> **Data provided**
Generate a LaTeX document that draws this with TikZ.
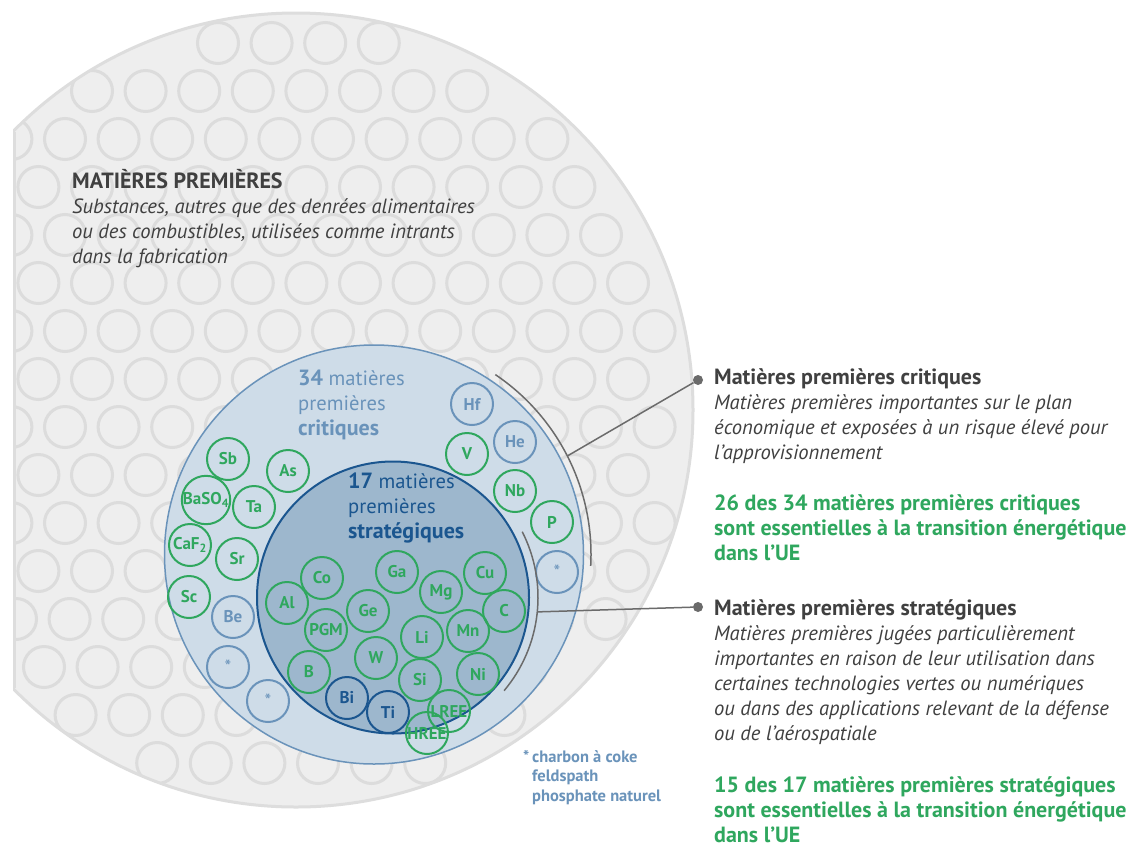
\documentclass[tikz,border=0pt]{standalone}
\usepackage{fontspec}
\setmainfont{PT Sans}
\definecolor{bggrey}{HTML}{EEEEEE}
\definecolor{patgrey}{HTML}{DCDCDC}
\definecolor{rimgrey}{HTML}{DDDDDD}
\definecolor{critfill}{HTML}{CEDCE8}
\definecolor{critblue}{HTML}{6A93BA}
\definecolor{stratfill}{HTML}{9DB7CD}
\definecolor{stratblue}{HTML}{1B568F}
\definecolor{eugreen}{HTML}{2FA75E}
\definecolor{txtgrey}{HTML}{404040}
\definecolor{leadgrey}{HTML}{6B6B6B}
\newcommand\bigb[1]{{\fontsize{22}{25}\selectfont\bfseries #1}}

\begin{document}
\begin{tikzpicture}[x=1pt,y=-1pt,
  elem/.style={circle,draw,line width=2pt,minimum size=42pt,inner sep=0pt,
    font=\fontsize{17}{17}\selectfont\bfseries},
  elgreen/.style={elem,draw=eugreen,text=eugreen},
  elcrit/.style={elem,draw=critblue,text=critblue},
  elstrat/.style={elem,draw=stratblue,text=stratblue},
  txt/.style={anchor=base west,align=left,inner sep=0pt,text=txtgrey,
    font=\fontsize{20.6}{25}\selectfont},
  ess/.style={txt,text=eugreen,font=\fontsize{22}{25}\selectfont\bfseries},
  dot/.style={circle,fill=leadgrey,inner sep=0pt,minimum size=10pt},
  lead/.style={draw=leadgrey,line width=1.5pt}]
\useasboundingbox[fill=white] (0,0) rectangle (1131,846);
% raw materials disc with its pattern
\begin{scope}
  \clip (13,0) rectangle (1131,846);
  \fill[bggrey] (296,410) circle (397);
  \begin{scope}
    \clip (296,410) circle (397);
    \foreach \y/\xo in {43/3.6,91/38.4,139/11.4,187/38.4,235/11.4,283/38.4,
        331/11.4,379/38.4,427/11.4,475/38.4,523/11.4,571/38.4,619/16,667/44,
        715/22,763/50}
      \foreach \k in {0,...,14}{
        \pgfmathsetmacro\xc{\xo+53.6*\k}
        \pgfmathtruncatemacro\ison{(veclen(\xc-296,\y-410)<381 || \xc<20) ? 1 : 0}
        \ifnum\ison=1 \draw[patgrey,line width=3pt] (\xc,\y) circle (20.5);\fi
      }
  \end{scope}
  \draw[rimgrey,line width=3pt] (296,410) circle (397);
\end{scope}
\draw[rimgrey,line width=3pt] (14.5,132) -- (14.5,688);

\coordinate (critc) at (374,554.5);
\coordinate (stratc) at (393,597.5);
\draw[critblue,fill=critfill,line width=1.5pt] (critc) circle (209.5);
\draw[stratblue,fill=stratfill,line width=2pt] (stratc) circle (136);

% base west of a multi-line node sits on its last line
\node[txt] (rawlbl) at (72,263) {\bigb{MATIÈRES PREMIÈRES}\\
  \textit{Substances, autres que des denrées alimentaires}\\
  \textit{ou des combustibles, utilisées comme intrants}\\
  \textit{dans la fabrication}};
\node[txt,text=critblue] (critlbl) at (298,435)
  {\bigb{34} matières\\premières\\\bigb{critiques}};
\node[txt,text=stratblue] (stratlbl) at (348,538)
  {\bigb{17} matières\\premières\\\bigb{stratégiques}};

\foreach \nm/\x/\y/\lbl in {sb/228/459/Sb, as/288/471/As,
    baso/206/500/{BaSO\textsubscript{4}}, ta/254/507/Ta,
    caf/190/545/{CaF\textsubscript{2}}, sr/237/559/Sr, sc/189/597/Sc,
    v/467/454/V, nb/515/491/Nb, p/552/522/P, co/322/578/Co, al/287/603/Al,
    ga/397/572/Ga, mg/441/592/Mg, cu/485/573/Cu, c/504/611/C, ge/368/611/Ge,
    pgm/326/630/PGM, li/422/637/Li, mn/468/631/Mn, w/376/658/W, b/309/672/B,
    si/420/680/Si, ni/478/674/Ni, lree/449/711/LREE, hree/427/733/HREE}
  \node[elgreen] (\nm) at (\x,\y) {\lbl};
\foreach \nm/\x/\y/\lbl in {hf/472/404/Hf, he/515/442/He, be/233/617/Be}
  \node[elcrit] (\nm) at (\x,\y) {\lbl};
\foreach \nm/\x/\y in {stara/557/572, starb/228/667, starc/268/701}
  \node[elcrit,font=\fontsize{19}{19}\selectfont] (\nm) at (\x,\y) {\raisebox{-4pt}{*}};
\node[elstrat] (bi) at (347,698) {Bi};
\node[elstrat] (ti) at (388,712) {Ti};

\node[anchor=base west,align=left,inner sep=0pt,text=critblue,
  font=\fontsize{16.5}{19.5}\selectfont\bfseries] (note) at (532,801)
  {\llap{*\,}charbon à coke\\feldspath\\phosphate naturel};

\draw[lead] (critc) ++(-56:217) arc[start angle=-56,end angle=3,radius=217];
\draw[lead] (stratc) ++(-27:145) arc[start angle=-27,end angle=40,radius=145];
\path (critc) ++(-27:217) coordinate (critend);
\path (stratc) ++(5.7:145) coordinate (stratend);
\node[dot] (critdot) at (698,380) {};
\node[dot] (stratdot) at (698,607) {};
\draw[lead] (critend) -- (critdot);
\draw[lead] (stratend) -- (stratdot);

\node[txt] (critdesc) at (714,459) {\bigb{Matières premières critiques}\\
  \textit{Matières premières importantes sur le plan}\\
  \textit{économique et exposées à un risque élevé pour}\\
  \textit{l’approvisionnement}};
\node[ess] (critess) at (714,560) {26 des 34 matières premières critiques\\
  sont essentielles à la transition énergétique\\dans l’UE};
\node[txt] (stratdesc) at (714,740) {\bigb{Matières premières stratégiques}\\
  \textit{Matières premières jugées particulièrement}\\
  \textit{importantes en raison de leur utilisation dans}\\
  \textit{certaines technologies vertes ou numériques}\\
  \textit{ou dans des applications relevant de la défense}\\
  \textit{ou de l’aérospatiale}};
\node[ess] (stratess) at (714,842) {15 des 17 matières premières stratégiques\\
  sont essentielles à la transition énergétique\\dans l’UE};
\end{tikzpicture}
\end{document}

> **Do this**
Locate all lines holding the word "with", then copy them out.

> **Output for this exercise**
Generate a LaTeX document that draws this with TikZ.
% raw materials disc with its pattern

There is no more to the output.